I don't have a reference for this, but I believe the modern definition came about from a truncation of fairy folk
down to simply fairy
. Here's some more etymology, just because I'm nerdy like that:
fairy (n.)
c. 1300, fairie, "the country or home of supernatural or legendary creatures; fairyland," also "something incredible or fictitious," from Old French faerie "land of fairies, meeting of fairies; enchantment, magic, witchcraft, sorcery" (12c.), from fae "fay," from Latin fata "the Fates," plural of fatum "that which is ordained; destiny, fate," from PIE root *bha- (2) "to speak, tell, say." Also compare fate (n.), also fay.
In ordinary use an elf differs from a fairy only in generally seeming young, and being more often mischievous. [Century Dictionary]

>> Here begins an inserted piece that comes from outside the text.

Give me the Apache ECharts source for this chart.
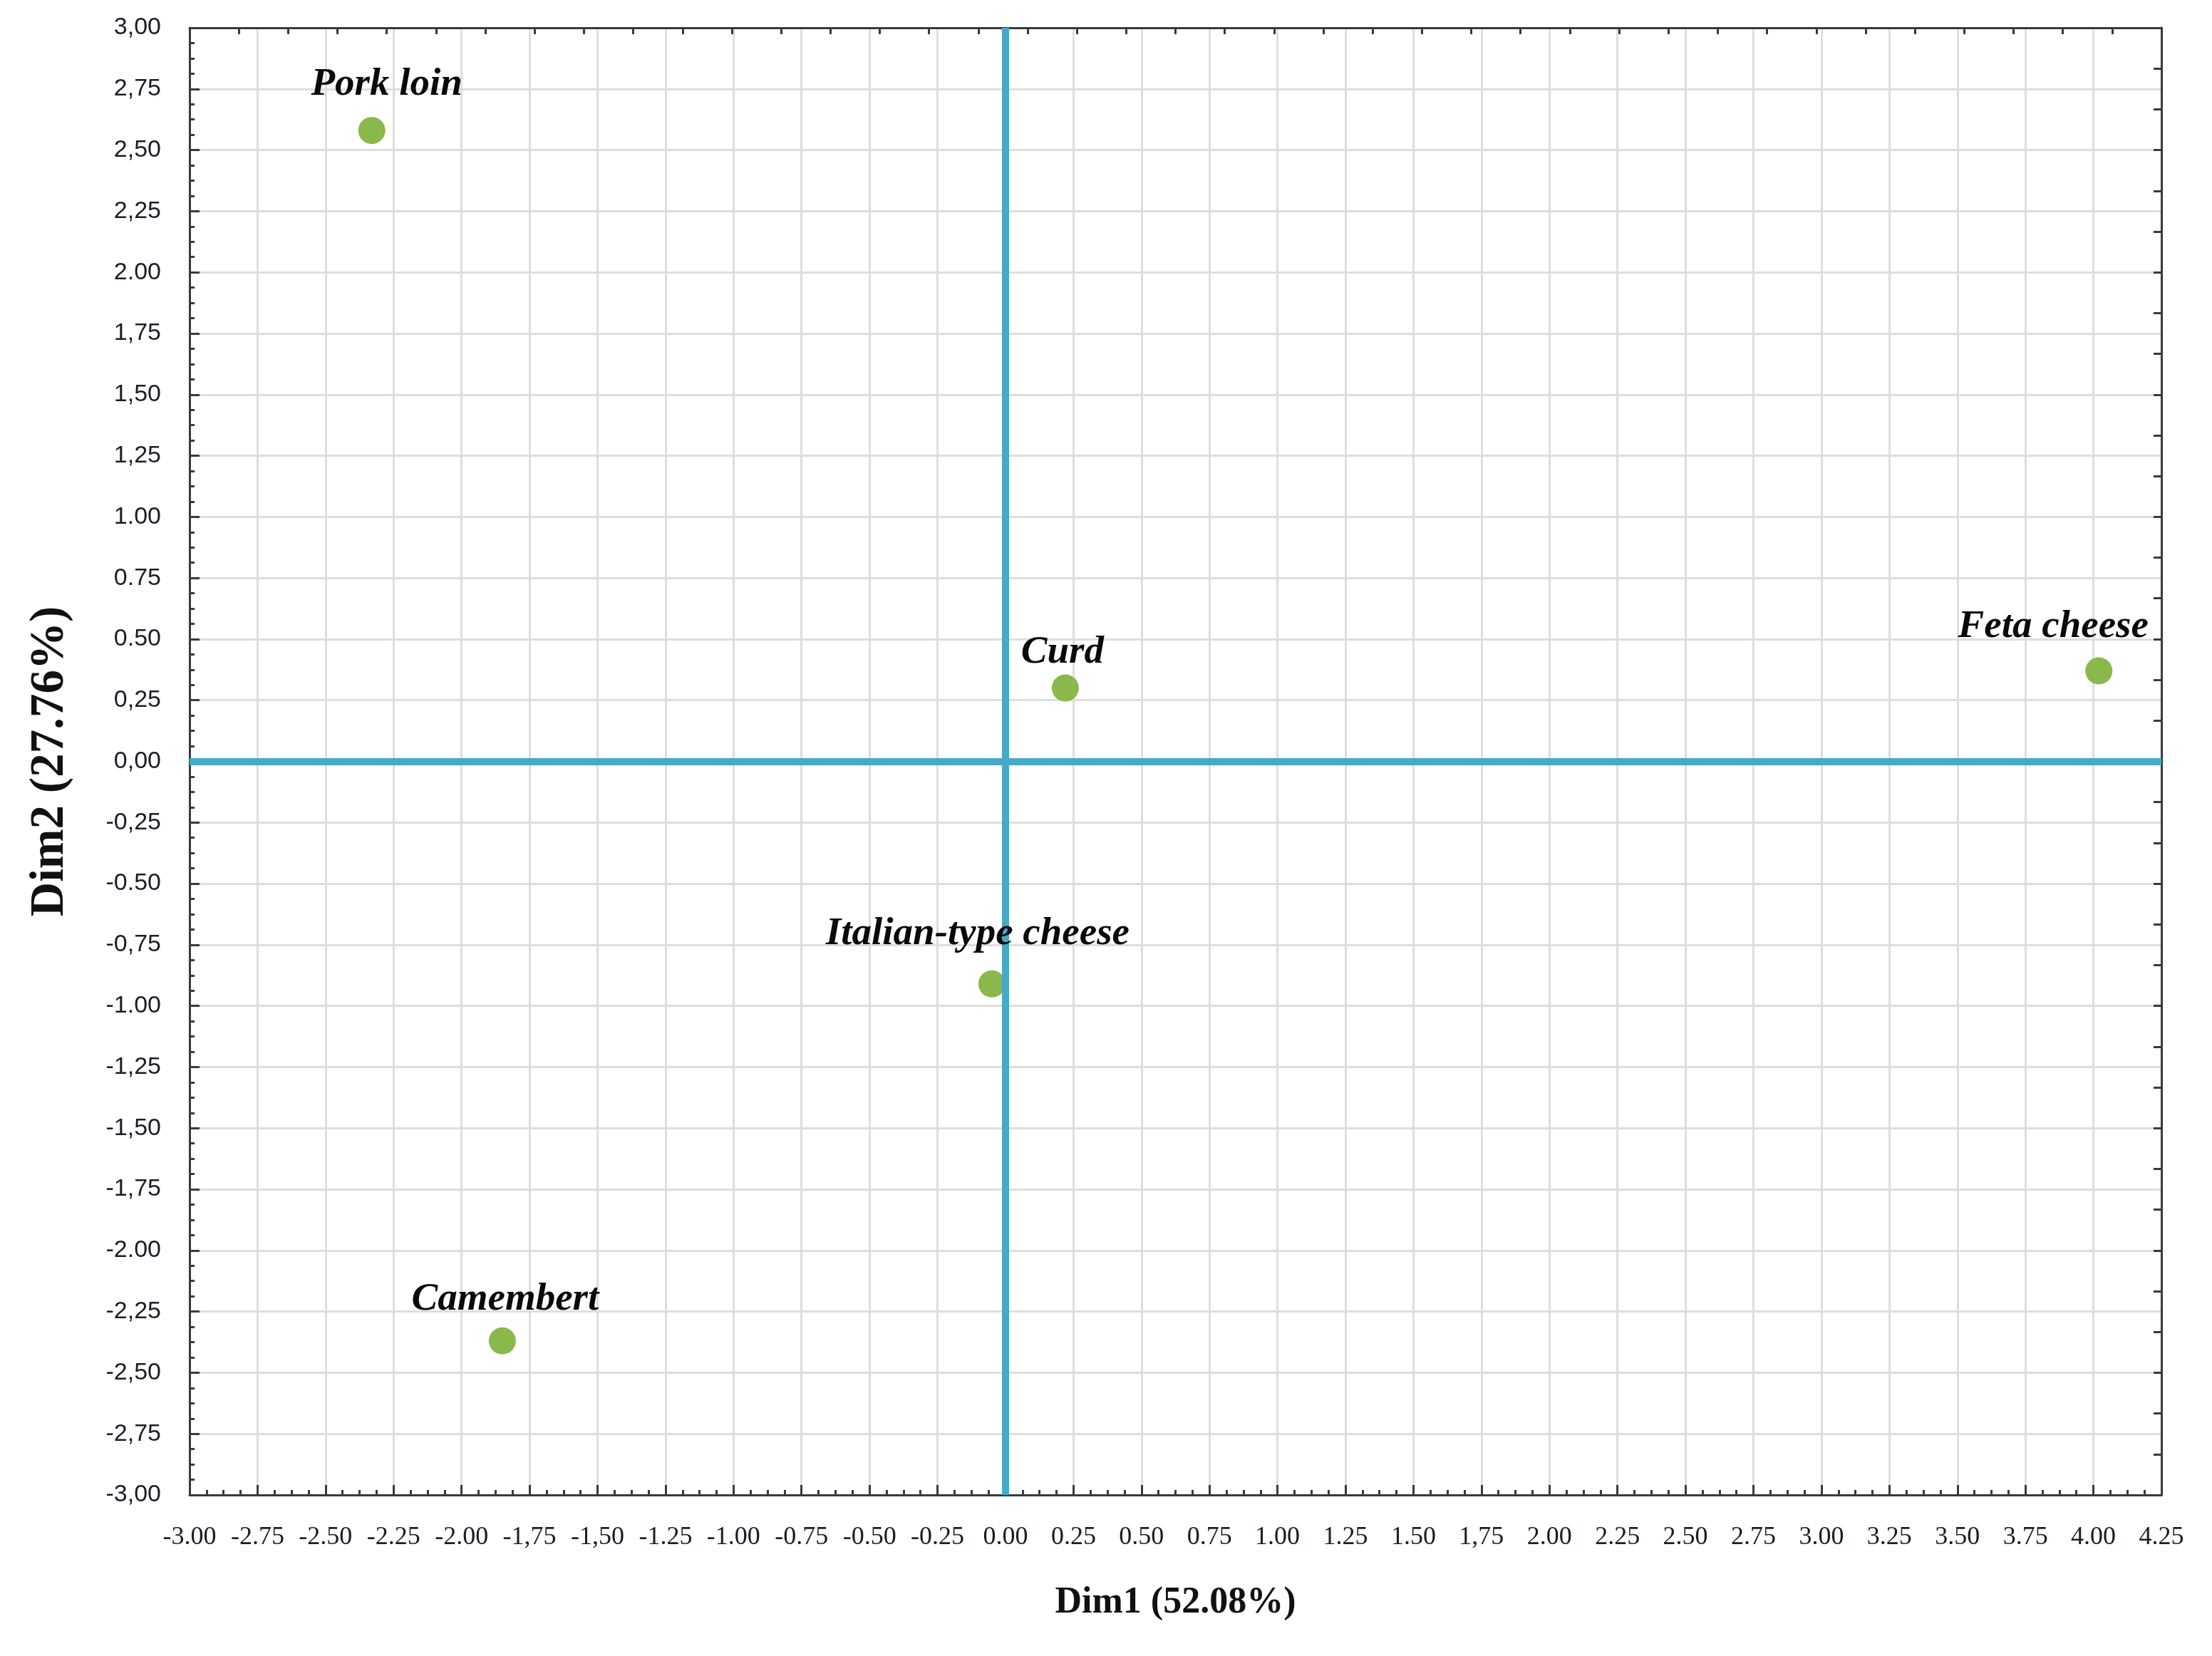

But that was before Tolkien. As a type of supernatural being from late 14c. [contra Tolkien; for example "This maketh that ther been no fairyes" in "Wife of Bath's Tale"], perhaps via intermediate forms such as fairie knight "supernatural or legendary knight" (c. 1300), as in Spenser, where faeries are heroic and human-sized. As a name for the diminutive winged beings in children's stories from early 17c.
Yet I suspect that this flower-and-butterfly minuteness was also a product of "rationalization," which transformed the glamour of Elfland into mere finesse, and invisibility into a fragility that could hide in a cowslip or shrink behind a blade of grass. It seems to become fashionable soon after the great voyages had begun to make the world seem too narrow to hold both men and elves; when the magic land of Hy Breasail in the West had become the mere Brazils, the land of red-dye-wood. [J.R.R. Tolkien, "On Fairy-Stories," 1947]
Hence, figurative adjective use in reference to lightness, fineness, delicacy.
~Etymonline
I should have noted that while the above words entered English via French & Latin, the similar term elf
entered via Germanic roots. I'll leave this small note here to remind myself to add this information later.